__Dataset content__
━━━
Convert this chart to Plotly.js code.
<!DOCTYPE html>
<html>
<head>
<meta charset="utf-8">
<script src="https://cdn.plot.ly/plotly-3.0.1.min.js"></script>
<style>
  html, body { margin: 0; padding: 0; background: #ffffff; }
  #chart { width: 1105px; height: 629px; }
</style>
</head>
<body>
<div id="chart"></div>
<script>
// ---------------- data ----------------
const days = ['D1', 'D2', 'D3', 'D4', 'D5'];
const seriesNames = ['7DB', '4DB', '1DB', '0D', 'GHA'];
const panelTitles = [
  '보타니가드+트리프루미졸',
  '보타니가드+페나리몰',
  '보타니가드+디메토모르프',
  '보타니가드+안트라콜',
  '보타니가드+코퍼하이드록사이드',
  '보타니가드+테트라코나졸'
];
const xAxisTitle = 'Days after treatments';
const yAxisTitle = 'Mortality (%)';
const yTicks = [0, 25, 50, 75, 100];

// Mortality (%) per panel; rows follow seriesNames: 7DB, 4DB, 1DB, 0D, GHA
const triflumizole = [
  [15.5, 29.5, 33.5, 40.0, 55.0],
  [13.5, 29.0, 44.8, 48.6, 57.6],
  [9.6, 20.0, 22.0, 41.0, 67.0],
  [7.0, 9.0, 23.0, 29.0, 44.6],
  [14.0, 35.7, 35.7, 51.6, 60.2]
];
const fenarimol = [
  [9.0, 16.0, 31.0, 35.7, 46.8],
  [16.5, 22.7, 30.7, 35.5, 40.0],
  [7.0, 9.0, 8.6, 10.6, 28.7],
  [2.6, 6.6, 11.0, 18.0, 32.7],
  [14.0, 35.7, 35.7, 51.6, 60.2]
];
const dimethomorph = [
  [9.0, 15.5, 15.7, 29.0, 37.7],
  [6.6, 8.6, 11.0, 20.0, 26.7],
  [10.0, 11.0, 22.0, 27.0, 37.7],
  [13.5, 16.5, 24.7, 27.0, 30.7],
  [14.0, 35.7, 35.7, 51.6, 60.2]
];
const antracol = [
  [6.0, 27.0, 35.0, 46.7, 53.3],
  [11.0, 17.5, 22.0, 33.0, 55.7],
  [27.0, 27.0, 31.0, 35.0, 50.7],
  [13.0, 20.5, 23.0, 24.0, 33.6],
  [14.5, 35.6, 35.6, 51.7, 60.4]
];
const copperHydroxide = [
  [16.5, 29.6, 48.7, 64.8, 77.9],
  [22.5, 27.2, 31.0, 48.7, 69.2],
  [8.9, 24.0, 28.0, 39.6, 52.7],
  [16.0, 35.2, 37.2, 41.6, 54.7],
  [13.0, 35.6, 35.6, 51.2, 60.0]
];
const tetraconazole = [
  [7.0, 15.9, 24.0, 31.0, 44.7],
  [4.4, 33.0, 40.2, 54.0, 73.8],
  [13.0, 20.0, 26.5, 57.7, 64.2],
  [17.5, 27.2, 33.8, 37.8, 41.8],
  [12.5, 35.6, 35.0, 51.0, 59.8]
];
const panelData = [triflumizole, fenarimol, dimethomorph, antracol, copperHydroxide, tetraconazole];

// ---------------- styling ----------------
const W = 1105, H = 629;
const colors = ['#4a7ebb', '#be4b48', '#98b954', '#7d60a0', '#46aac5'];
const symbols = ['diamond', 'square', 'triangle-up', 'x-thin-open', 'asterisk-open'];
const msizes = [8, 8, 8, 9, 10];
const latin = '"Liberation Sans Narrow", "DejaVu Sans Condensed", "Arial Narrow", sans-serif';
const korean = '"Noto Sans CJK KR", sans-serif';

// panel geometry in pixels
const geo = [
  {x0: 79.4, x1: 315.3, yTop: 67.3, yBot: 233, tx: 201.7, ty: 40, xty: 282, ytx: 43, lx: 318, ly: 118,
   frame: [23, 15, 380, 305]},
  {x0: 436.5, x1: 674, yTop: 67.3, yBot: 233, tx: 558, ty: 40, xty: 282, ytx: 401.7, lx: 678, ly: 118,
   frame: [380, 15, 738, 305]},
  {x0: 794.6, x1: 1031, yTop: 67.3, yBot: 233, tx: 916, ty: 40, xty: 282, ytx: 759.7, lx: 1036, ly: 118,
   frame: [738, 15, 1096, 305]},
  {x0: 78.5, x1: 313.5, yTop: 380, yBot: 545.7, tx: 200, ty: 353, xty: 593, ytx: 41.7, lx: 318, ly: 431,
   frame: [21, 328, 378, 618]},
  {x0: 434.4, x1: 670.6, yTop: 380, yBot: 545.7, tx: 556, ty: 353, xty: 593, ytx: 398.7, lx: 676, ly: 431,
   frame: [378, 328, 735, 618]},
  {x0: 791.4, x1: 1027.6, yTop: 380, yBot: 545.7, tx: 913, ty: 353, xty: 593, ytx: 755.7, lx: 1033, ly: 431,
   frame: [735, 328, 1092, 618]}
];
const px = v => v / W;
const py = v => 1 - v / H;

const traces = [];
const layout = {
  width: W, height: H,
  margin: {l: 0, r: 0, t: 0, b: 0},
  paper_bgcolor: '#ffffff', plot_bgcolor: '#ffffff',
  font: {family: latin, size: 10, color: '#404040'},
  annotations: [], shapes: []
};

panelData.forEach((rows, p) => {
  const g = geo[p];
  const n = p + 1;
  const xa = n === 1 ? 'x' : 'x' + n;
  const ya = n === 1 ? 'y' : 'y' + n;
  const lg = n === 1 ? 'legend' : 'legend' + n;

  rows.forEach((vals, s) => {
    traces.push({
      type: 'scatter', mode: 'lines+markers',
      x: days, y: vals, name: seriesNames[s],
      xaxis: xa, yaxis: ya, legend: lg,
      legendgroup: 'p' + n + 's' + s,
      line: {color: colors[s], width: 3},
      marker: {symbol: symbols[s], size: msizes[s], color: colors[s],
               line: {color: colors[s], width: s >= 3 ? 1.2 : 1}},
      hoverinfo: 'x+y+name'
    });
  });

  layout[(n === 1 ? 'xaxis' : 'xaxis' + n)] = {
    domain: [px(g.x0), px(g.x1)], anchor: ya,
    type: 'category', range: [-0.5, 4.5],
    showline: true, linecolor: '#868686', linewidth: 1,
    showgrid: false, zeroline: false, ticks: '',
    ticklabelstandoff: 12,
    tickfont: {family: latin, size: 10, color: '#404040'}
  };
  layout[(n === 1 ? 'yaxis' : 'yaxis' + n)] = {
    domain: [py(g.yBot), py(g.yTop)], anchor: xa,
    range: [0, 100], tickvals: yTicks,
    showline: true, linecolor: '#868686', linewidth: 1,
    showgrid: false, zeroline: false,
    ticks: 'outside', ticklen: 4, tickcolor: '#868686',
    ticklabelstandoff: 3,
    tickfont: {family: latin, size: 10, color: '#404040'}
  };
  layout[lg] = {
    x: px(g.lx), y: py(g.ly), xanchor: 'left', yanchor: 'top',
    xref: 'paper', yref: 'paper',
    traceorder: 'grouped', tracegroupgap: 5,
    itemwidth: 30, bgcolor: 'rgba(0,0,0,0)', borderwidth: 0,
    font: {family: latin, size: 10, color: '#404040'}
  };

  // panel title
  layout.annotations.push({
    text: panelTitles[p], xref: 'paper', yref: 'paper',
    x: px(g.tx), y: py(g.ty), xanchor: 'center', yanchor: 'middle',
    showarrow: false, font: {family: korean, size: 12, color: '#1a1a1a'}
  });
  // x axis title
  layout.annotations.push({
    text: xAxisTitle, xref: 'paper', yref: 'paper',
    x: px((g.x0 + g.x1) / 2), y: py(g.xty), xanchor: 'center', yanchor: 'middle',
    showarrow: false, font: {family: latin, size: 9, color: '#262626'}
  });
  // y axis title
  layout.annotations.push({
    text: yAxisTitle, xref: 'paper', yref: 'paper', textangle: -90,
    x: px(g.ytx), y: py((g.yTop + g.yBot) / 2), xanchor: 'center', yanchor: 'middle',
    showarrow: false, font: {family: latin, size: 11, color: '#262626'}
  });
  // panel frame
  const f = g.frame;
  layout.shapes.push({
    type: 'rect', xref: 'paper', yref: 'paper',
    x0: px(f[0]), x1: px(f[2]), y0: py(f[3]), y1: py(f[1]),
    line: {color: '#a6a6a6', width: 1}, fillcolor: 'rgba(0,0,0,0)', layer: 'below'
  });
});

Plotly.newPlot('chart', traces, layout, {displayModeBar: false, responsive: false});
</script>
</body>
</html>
━━━
__What you have to do__
Beginning at the top of the data, extract each line through the line containing "antracol, copperHydroxide, tetraconazole];" and return those lines exactly, with nothing added.

__Output for this exercise__
Convert this chart to Plotly.js code.
<!DOCTYPE html>
<html>
<head>
<meta charset="utf-8">
<script src="https://cdn.plot.ly/plotly-3.0.1.min.js"></script>
<style>
  html, body { margin: 0; padding: 0; background: #ffffff; }
  #chart { width: 1105px; height: 629px; }
</style>
</head>
<body>
<div id="chart"></div>
<script>
// ---------------- data ----------------
const days = ['D1', 'D2', 'D3', 'D4', 'D5'];
const seriesNames = ['7DB', '4DB', '1DB', '0D', 'GHA'];
const panelTitles = [
  '보타니가드+트리프루미졸',
  '보타니가드+페나리몰',
  '보타니가드+디메토모르프',
  '보타니가드+안트라콜',
  '보타니가드+코퍼하이드록사이드',
  '보타니가드+테트라코나졸'
];
const xAxisTitle = 'Days after treatments';
const yAxisTitle = 'Mortality (%)';
const yTicks = [0, 25, 50, 75, 100];

// Mortality (%) per panel; rows follow seriesNames: 7DB, 4DB, 1DB, 0D, GHA
const triflumizole = [
  [15.5, 29.5, 33.5, 40.0, 55.0],
  [13.5, 29.0, 44.8, 48.6, 57.6],
  [9.6, 20.0, 22.0, 41.0, 67.0],
  [7.0, 9.0, 23.0, 29.0, 44.6],
  [14.0, 35.7, 35.7, 51.6, 60.2]
];
const fenarimol = [
  [9.0, 16.0, 31.0, 35.7, 46.8],
  [16.5, 22.7, 30.7, 35.5, 40.0],
  [7.0, 9.0, 8.6, 10.6, 28.7],
  [2.6, 6.6, 11.0, 18.0, 32.7],
  [14.0, 35.7, 35.7, 51.6, 60.2]
];
const dimethomorph = [
  [9.0, 15.5, 15.7, 29.0, 37.7],
  [6.6, 8.6, 11.0, 20.0, 26.7],
  [10.0, 11.0, 22.0, 27.0, 37.7],
  [13.5, 16.5, 24.7, 27.0, 30.7],
  [14.0, 35.7, 35.7, 51.6, 60.2]
];
const antracol = [
  [6.0, 27.0, 35.0, 46.7, 53.3],
  [11.0, 17.5, 22.0, 33.0, 55.7],
  [27.0, 27.0, 31.0, 35.0, 50.7],
  [13.0, 20.5, 23.0, 24.0, 33.6],
  [14.5, 35.6, 35.6, 51.7, 60.4]
];
const copperHydroxide = [
  [16.5, 29.6, 48.7, 64.8, 77.9],
  [22.5, 27.2, 31.0, 48.7, 69.2],
  [8.9, 24.0, 28.0, 39.6, 52.7],
  [16.0, 35.2, 37.2, 41.6, 54.7],
  [13.0, 35.6, 35.6, 51.2, 60.0]
];
const tetraconazole = [
  [7.0, 15.9, 24.0, 31.0, 44.7],
  [4.4, 33.0, 40.2, 54.0, 73.8],
  [13.0, 20.0, 26.5, 57.7, 64.2],
  [17.5, 27.2, 33.8, 37.8, 41.8],
  [12.5, 35.6, 35.0, 51.0, 59.8]
];
const panelData = [triflumizole, fenarimol, dimethomorph, antracol, copperHydroxide, tetraconazole];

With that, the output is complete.